** Job **
An exact copy of all the data is required, with pictures left out.
--------------------------------------------------
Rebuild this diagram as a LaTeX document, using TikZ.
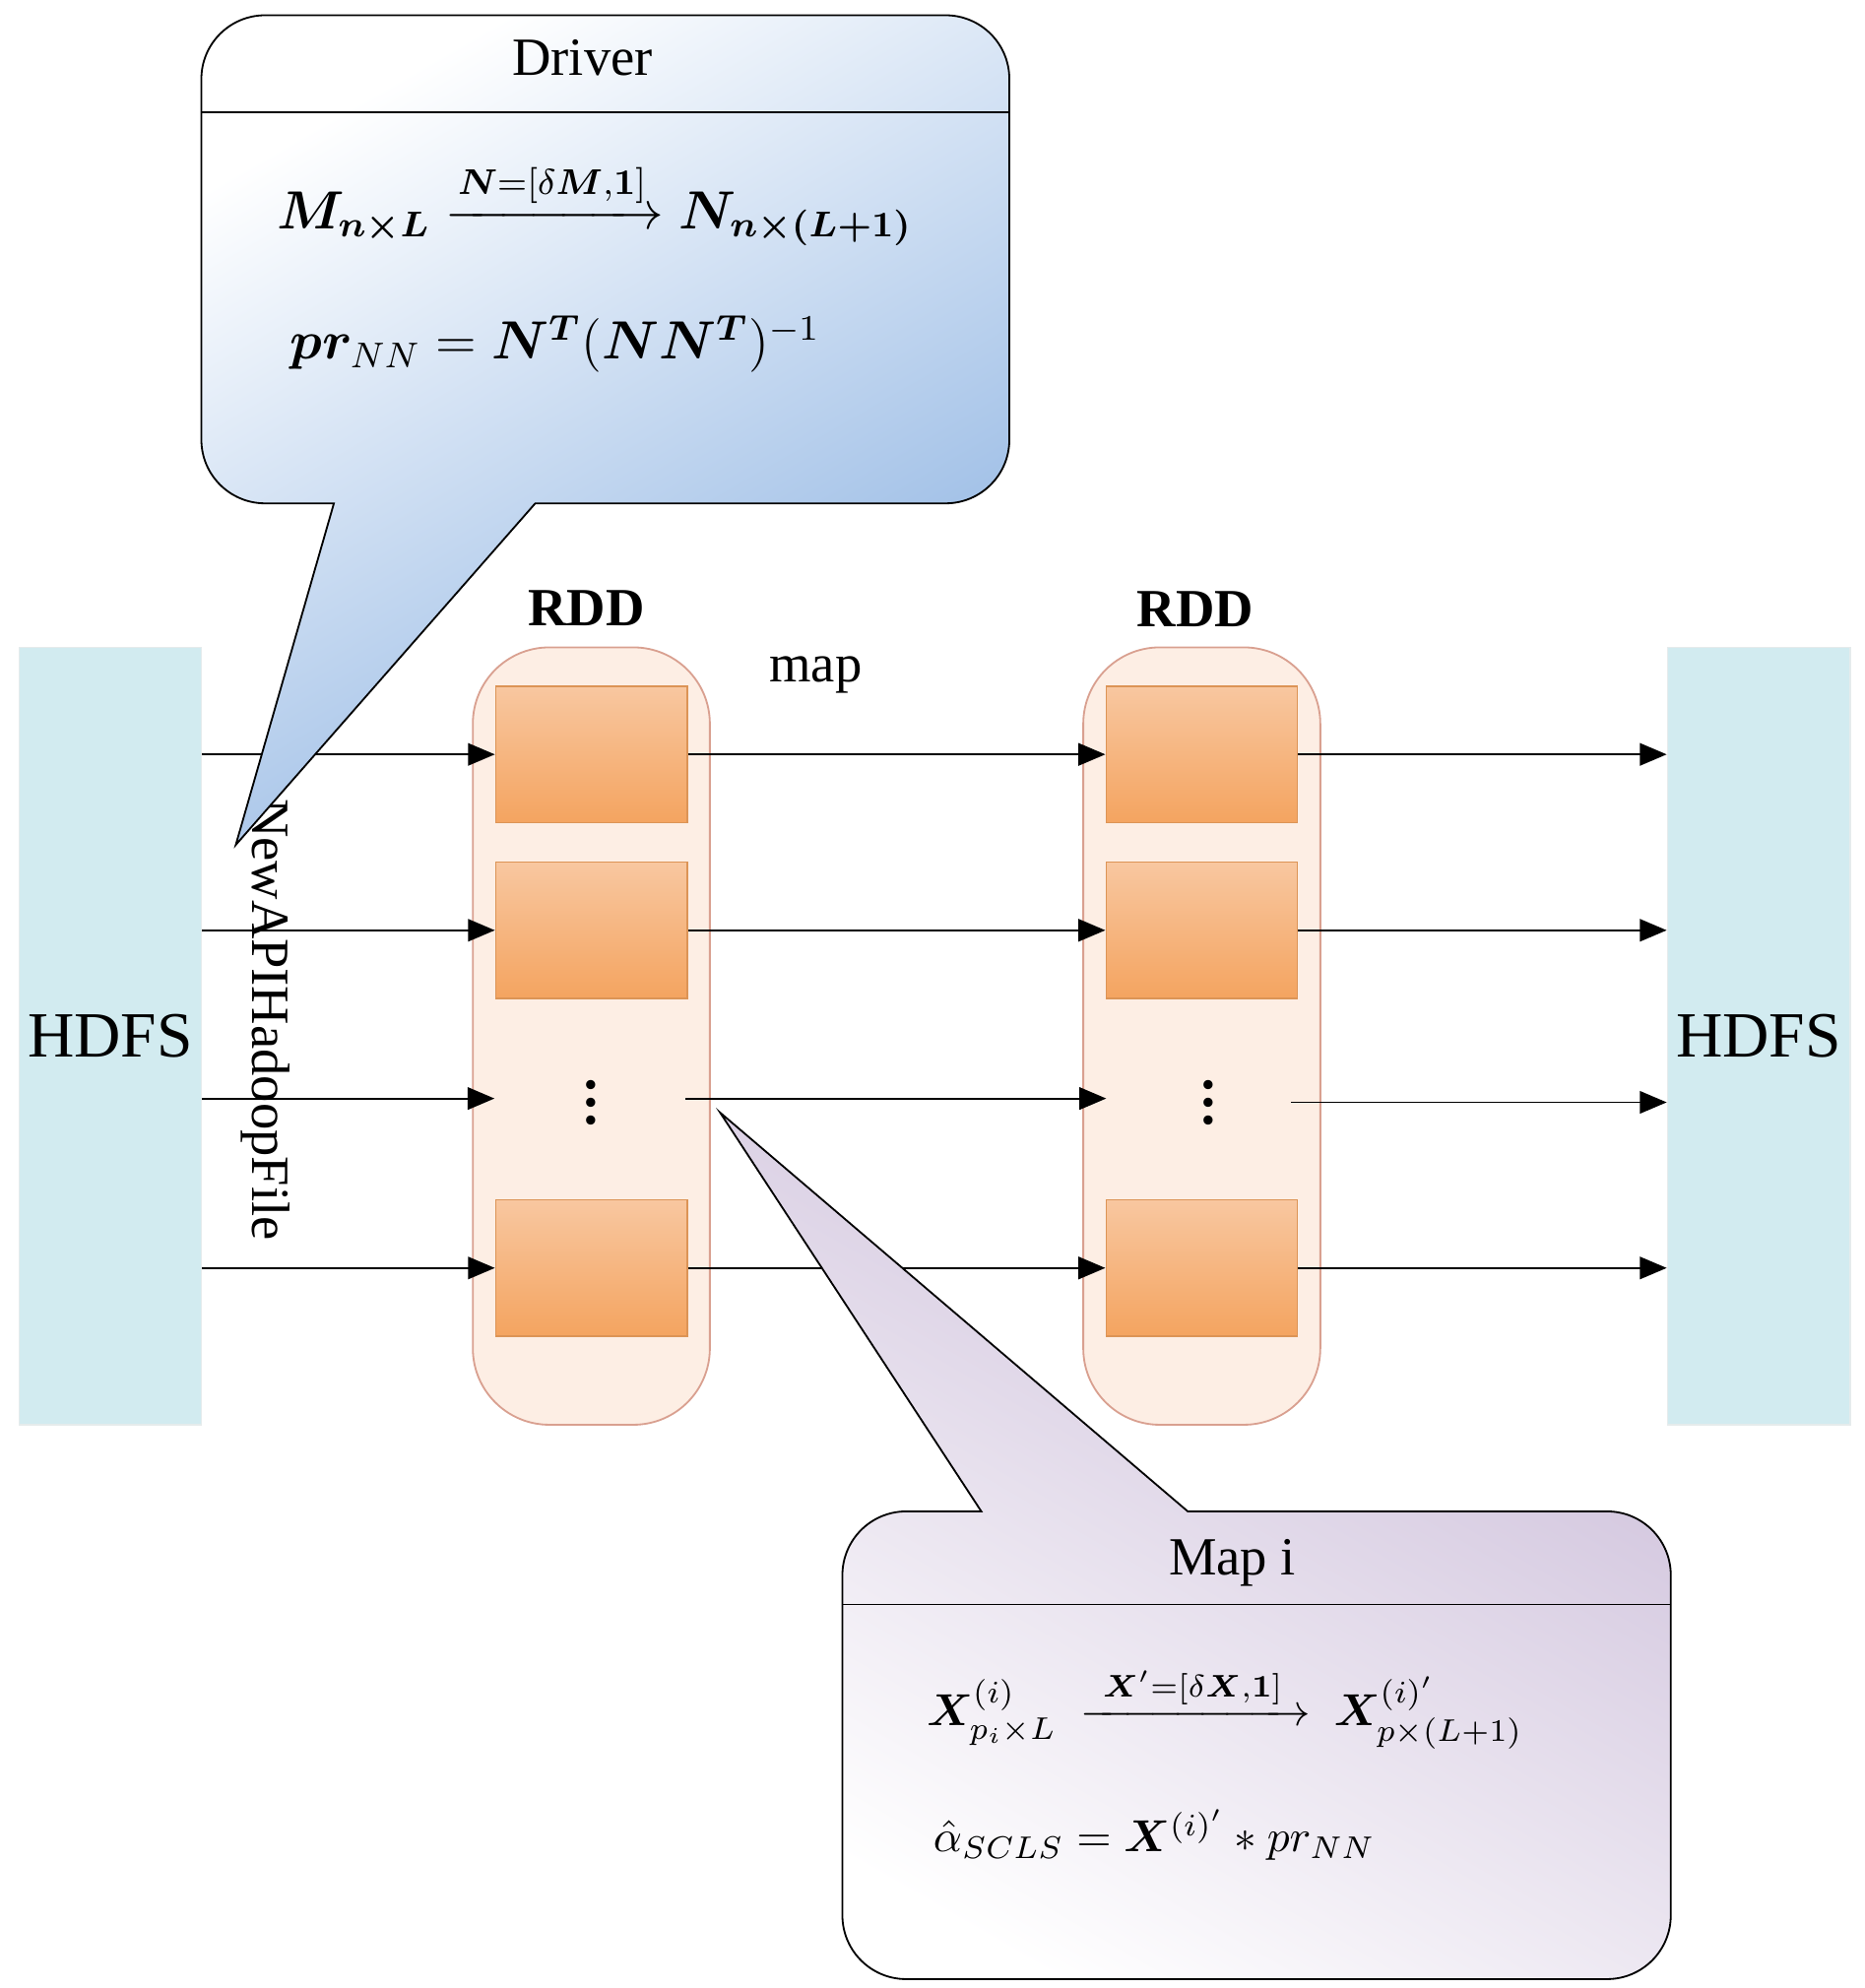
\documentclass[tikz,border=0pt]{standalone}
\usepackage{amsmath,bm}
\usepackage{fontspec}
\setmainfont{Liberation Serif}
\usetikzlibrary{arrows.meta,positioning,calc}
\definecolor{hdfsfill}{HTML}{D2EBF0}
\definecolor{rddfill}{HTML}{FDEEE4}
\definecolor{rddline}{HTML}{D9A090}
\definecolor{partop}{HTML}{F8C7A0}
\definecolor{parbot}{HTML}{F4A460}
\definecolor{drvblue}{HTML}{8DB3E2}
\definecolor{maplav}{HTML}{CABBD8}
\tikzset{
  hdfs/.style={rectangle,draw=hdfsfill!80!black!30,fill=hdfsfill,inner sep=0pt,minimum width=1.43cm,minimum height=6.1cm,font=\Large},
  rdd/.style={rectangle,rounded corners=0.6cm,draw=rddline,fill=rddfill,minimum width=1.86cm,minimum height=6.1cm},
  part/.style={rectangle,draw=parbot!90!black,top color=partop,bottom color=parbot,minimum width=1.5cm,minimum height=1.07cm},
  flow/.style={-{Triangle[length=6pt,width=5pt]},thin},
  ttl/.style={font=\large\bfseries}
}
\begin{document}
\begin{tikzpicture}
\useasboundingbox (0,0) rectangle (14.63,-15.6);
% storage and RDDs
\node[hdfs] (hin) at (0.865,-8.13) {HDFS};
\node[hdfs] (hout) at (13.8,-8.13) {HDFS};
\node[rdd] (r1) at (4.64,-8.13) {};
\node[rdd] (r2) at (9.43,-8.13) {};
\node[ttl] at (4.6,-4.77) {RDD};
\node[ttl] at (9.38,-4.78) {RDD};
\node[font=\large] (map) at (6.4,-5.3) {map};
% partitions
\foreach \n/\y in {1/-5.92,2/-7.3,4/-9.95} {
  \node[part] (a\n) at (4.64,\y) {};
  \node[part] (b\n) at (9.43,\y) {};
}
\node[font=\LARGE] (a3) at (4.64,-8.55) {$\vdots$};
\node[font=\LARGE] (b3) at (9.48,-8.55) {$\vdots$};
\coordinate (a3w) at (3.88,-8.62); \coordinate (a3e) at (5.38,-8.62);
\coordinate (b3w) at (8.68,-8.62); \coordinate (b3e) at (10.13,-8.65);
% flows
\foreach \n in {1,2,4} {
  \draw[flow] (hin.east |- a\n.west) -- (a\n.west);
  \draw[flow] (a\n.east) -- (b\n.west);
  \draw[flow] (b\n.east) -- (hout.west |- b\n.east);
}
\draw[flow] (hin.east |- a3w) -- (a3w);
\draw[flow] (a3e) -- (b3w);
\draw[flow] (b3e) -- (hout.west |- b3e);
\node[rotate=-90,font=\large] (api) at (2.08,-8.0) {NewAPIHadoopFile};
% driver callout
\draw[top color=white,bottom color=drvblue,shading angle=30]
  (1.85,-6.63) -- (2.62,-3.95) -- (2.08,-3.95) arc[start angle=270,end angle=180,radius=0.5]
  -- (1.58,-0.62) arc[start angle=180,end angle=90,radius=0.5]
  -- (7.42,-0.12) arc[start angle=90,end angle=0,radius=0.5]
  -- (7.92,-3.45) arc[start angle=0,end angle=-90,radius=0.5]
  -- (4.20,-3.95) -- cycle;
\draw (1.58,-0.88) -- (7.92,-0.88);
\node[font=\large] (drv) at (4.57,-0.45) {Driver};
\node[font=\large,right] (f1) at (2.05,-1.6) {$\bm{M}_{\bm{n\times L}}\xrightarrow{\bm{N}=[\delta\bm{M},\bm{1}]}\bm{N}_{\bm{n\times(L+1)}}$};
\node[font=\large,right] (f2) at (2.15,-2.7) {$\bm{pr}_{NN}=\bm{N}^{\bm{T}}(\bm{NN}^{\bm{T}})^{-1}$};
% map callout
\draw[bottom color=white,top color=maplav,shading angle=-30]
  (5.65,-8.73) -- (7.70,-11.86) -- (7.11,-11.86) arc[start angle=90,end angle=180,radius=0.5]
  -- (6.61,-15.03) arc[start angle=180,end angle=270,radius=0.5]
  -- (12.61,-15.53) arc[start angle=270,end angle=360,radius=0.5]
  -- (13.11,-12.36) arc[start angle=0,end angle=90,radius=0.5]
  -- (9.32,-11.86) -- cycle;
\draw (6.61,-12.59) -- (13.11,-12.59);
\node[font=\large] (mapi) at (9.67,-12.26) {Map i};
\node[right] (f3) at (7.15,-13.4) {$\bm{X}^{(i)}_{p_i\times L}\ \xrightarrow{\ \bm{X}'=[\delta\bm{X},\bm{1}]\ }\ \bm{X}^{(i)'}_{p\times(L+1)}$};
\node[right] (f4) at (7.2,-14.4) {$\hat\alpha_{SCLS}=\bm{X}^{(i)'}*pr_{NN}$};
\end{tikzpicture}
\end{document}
--------------------------------------------------
** Finished answer **
Rebuild this diagram as a LaTeX document, using TikZ.
\documentclass[tikz,border=0pt]{standalone}
\usepackage{amsmath,bm}
\usepackage{fontspec}
\setmainfont{Liberation Serif}
\usetikzlibrary{arrows.meta,positioning,calc}
\definecolor{hdfsfill}{HTML}{D2EBF0}
\definecolor{rddfill}{HTML}{FDEEE4}
\definecolor{rddline}{HTML}{D9A090}
\definecolor{partop}{HTML}{F8C7A0}
\definecolor{parbot}{HTML}{F4A460}
\definecolor{drvblue}{HTML}{8DB3E2}
\definecolor{maplav}{HTML}{CABBD8}
\tikzset{
  hdfs/.style={rectangle,draw=hdfsfill!80!black!30,fill=hdfsfill,inner sep=0pt,minimum width=1.43cm,minimum height=6.1cm,font=\Large},
  rdd/.style={rectangle,rounded corners=0.6cm,draw=rddline,fill=rddfill,minimum width=1.86cm,minimum height=6.1cm},
  part/.style={rectangle,draw=parbot!90!black,top color=partop,bottom color=parbot,minimum width=1.5cm,minimum height=1.07cm},
  flow/.style={-{Triangle[length=6pt,width=5pt]},thin},
  ttl/.style={font=\large\bfseries}
}
\begin{document}
\begin{tikzpicture}
\useasboundingbox (0,0) rectangle (14.63,-15.6);
% storage and RDDs
\node[hdfs] (hin) at (0.865,-8.13) {HDFS};
\node[hdfs] (hout) at (13.8,-8.13) {HDFS};
\node[rdd] (r1) at (4.64,-8.13) {};
\node[rdd] (r2) at (9.43,-8.13) {};
\node[ttl] at (4.6,-4.77) {RDD};
\node[ttl] at (9.38,-4.78) {RDD};
\node[font=\large] (map) at (6.4,-5.3) {map};
% partitions
\foreach \n/\y in {1/-5.92,2/-7.3,4/-9.95} {
  \node[part] (a\n) at (4.64,\y) {};
  \node[part] (b\n) at (9.43,\y) {};
}
\node[font=\LARGE] (a3) at (4.64,-8.55) {$\vdots$};
\node[font=\LARGE] (b3) at (9.48,-8.55) {$\vdots$};
\coordinate (a3w) at (3.88,-8.62); \coordinate (a3e) at (5.38,-8.62);
\coordinate (b3w) at (8.68,-8.62); \coordinate (b3e) at (10.13,-8.65);
% flows
\foreach \n in {1,2,4} {
  \draw[flow] (hin.east |- a\n.west) -- (a\n.west);
  \draw[flow] (a\n.east) -- (b\n.west);
  \draw[flow] (b\n.east) -- (hout.west |- b\n.east);
}
\draw[flow] (hin.east |- a3w) -- (a3w);
\draw[flow] (a3e) -- (b3w);
\draw[flow] (b3e) -- (hout.west |- b3e);
\node[rotate=-90,font=\large] (api) at (2.08,-8.0) {NewAPIHadoopFile};
% driver callout
\draw[top color=white,bottom color=drvblue,shading angle=30]
  (1.85,-6.63) -- (2.62,-3.95) -- (2.08,-3.95) arc[start angle=270,end angle=180,radius=0.5]
  -- (1.58,-0.62) arc[start angle=180,end angle=90,radius=0.5]
  -- (7.42,-0.12) arc[start angle=90,end angle=0,radius=0.5]
  -- (7.92,-3.45) arc[start angle=0,end angle=-90,radius=0.5]
  -- (4.20,-3.95) -- cycle;
\draw (1.58,-0.88) -- (7.92,-0.88);
\node[font=\large] (drv) at (4.57,-0.45) {Driver};
\node[font=\large,right] (f1) at (2.05,-1.6) {$\bm{M}_{\bm{n\times L}}\xrightarrow{\bm{N}=[\delta\bm{M},\bm{1}]}\bm{N}_{\bm{n\times(L+1)}}$};
\node[font=\large,right] (f2) at (2.15,-2.7) {$\bm{pr}_{NN}=\bm{N}^{\bm{T}}(\bm{NN}^{\bm{T}})^{-1}$};
% map callout
\draw[bottom color=white,top color=maplav,shading angle=-30]
  (5.65,-8.73) -- (7.70,-11.86) -- (7.11,-11.86) arc[start angle=90,end angle=180,radius=0.5]
  -- (6.61,-15.03) arc[start angle=180,end angle=270,radius=0.5]
  -- (12.61,-15.53) arc[start angle=270,end angle=360,radius=0.5]
  -- (13.11,-12.36) arc[start angle=0,end angle=90,radius=0.5]
  -- (9.32,-11.86) -- cycle;
\draw (6.61,-12.59) -- (13.11,-12.59);
\node[font=\large] (mapi) at (9.67,-12.26) {Map i};
\node[right] (f3) at (7.15,-13.4) {$\bm{X}^{(i)}_{p_i\times L}\ \xrightarrow{\ \bm{X}'=[\delta\bm{X},\bm{1}]\ }\ \bm{X}^{(i)'}_{p\times(L+1)}$};
\node[right] (f4) at (7.2,-14.4) {$\hat\alpha_{SCLS}=\bm{X}^{(i)'}*pr_{NN}$};
\end{tikzpicture}
\end{document}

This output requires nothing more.